* [Stated goal] Exactly retype the lines from the top of the data through the line containing "import plotly.graph_objects as go", leaving out every picture.

Begin Given data

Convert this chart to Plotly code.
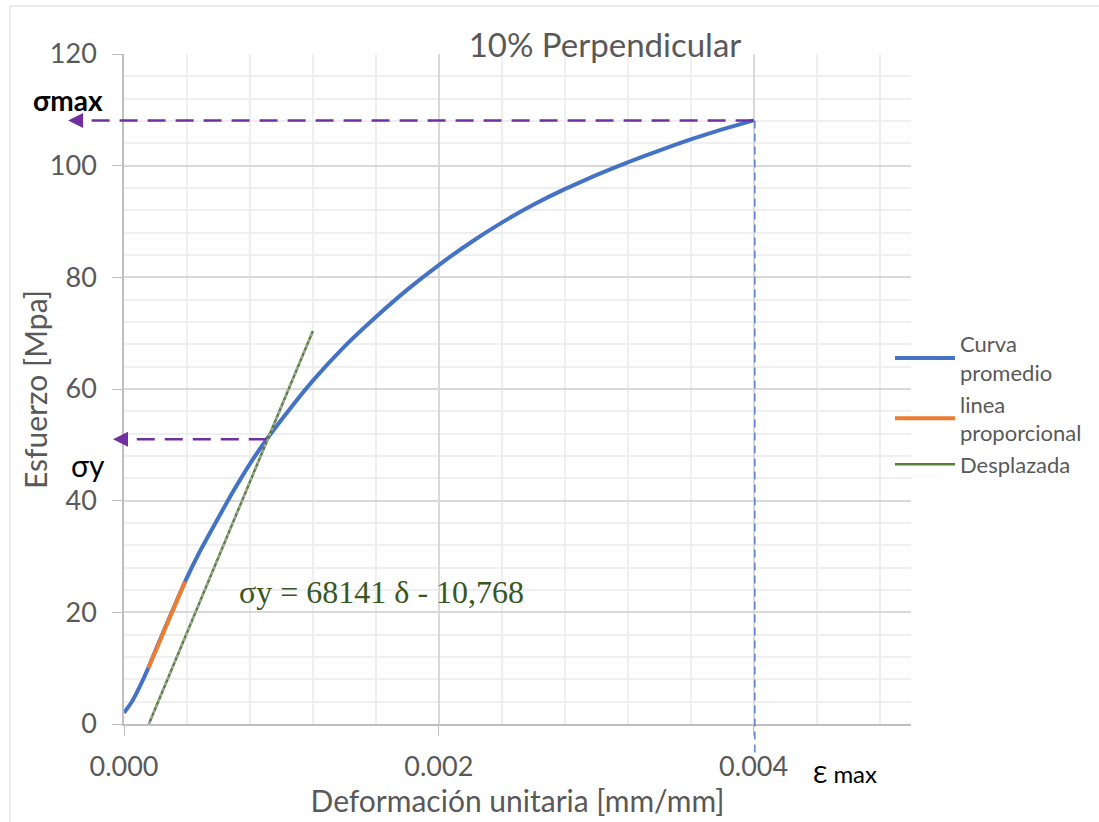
import plotly.graph_objects as go

# ---- data ----
curve_strain = [0, 0.00005, 0.0001, 0.000154, 0.00022, 0.0003, 0.000388, 0.00048, 0.000567,
                0.00068, 0.0008, 0.000907, 0.00105, 0.0012, 0.0014, 0.0016, 0.0018, 0.002,
                0.0022, 0.0024, 0.0026, 0.0028, 0.003, 0.0032, 0.0034, 0.0036, 0.0038, 0.004]
curve_stress = [2.0, 4.0, 6.7, 10.0, 14.5, 19.8, 25.5, 30.8, 35.3,
                41.0, 46.6, 51.0, 56.3, 61.5, 67.6, 72.9, 77.8, 82.2,
                86.2, 89.8, 93.0, 95.8, 98.3, 100.6, 102.7, 104.7, 106.5, 108.1]
prop_strain = [0.000154, 0.00022, 0.0003, 0.000388]
prop_stress = [10.0, 14.5, 19.8, 25.5]
offset_strain = [0.000158, 0.0012]
offset_stress = [0.0, 70.4]

sigma_max = 108.1
eps_max = 0.004
sigma_y = 51.0
eps_y = 0.000907

X_RANGE = [0, 0.005]
Y_RANGE = [0, 120]
x_ticks = [0, 0.002, 0.004]
x_ticklabels = ["0.000", "0.002", "0.004"]

FONT = "Lato, 'Open Sans', sans-serif"
GRAY = "#595959"
PURPLE = "#7030A0"

fig = go.Figure()
fig.add_trace(go.Scatter(x=curve_strain, y=curve_stress, mode="lines", name="Curva<br>promedio",
                         line=dict(color="#4472C4", width=4, shape="spline", smoothing=0.4)))
fig.add_trace(go.Scatter(x=prop_strain, y=prop_stress, mode="lines", name="linea<br>proporcional",
                         line=dict(color="#ED7D31", width=4)))
fig.add_trace(go.Scatter(x=offset_strain, y=offset_stress, mode="lines", name="Desplazada",
                         line=dict(color="#548235", width=2.5)))
fig.add_trace(go.Scatter(x=offset_strain, y=offset_stress, mode="lines", showlegend=False,
                         hoverinfo="skip", line=dict(color="#A5A5A5", width=2.5, dash="3px,3px")))

def xp(v):
    return (v - X_RANGE[0]) / (X_RANGE[1] - X_RANGE[0])

def yp(v):
    return (v - Y_RANGE[0]) / (Y_RANGE[1] - Y_RANGE[0])

shapes = [
    # sigma max dashed arrow line
    dict(type="line", xref="paper", yref="y", x0=xp(eps_max), x1=-0.065, y0=sigma_max, y1=sigma_max,
         line=dict(color=PURPLE, width=2.5, dash="18px,10px")),
    # sigma y dashed arrow line
    dict(type="line", xref="paper", yref="y", x0=xp(eps_y), x1=-0.005, y0=sigma_y, y1=sigma_y,
         line=dict(color=PURPLE, width=2.5, dash="18px,10px")),
    # vertical epsilon max line
    dict(type="line", xref="x", yref="paper", x0=eps_max * 1.002, x1=eps_max * 1.002,
         y0=yp(sigma_max), y1=-0.043, line=dict(color="#4472C4", width=1.3, dash="8px,5px")),
    # chart outer border (top and left)
    dict(type="line", xref="paper", yref="paper", x0=(10 - 124) / 787, x1=(1099 - 124) / 787,
         y0=(724 - 6) / 670, y1=(724 - 6) / 670, line=dict(color="#d9d9d9", width=1)),
    dict(type="line", xref="paper", yref="paper", x0=(10 - 124) / 787, x1=(10 - 124) / 787,
         y0=(724 - 6) / 670, y1=(724 - 830) / 670, line=dict(color="#d9d9d9", width=1)),
]

annotations = [
    dict(xref="paper", yref="y", x=-0.071, y=sigma_max, ax=14, ay=0, showarrow=True, text="",
         arrowhead=2, arrowsize=1.2, arrowwidth=2.5, arrowcolor=PURPLE),
    dict(xref="paper", yref="y", x=(113 - 124) / 787, y=sigma_y, ax=14, ay=0, showarrow=True, text="",
         arrowhead=2, arrowsize=1.2, arrowwidth=2.5, arrowcolor=PURPLE),
    dict(xref="paper", yref="y", x=(68 - 124) / 787, y=111.8, text="<b>σmax</b>", showarrow=False,
         xanchor="center", yanchor="middle",
         font=dict(family=FONT, size=28, color="black")),
    dict(xref="paper", yref="y", x=(88 - 124) / 787, y=46.3, text="σy", showarrow=False,
         xanchor="center", yanchor="middle",
         font=dict(family=FONT, size=30, color="black")),
    dict(xref="paper", yref="paper", x=(845 - 124) / 787, y=(724 - 773) / 670, text="Ɛ max",
         xanchor="center", yanchor="middle",
         showarrow=False, font=dict(family=FONT, size=24, color="black")),
    dict(xref="x", yref="y", x=0.001633, y=23.6, text="σy = 68141 δ - 10,768", showarrow=False,
         xanchor="center", yanchor="middle",
         font=dict(family="'Liberation Serif', 'Times New Roman', serif", size=32, color="#385723")),
    # y axis title
    dict(xref="paper", yref="paper", x=(35 - 124) / 787, y=(724 - 390) / 670, text="Esfuerzo [Mpa]",
         textangle=-90, showarrow=False, xanchor="center", yanchor="middle",
         font=dict(family=FONT, size=30, color=GRAY)),
]

fig.update_layout(
    width=1099, height=822,
    margin=dict(l=124, r=188, t=54, b=98),
    paper_bgcolor="white", plot_bgcolor="white",
    font=dict(family=FONT, color=GRAY),
    title=dict(text="10% Perpendicular", x=605 / 1099, xanchor="center", y=1 - 45 / 822,
               yanchor="middle", font=dict(family=FONT, size=33, color=GRAY)),
    showlegend=True,
    legend=dict(x=(890 - 124) / 787, xanchor="left", y=(724 - 323) / 670, yanchor="top",
                font=dict(family=FONT, size=22, color=GRAY), tracegroupgap=0,
                itemwidth=60, bgcolor="rgba(0,0,0,0)"),
    shapes=shapes,
    annotations=annotations,
)
fig.update_xaxes(range=X_RANGE, tickvals=x_ticks, ticktext=x_ticklabels,
                 showgrid=True, gridcolor="#d9d9d9", gridwidth=1.5,
                 minor=dict(dtick=0.0004, tick0=0, showgrid=True, gridcolor="#efefef", gridwidth=1.5),
                 showline=True, linecolor="#bfbfbf", linewidth=1.5,
                 ticks="outside", ticklen=10, tickcolor="#bfbfbf", ticklabelstandoff=8,
                 tickfont=dict(family=FONT, size=27, color=GRAY),
                 title=dict(text="Deformación unitaria [mm/mm]", standoff=6,
                            font=dict(family=FONT, size=30, color=GRAY)),
                 zeroline=False)
fig.update_yaxes(range=Y_RANGE, dtick=20, tick0=0,
                 showgrid=True, gridcolor="#d9d9d9", gridwidth=1.5,
                 minor=dict(dtick=4, tick0=0, showgrid=True, gridcolor="#efefef", gridwidth=1.5),
                 showline=True, linecolor="#bfbfbf", linewidth=1.5,
                 ticks="outside", ticklen=10, tickcolor="#bfbfbf", ticklabelstandoff=10,
                 tickfont=dict(family=FONT, size=27, color=GRAY),
                 zeroline=False)

fig.write_html("out.html")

End Given data

* [Response to the exercise]
Convert this chart to Plotly code.
import plotly.graph_objects as go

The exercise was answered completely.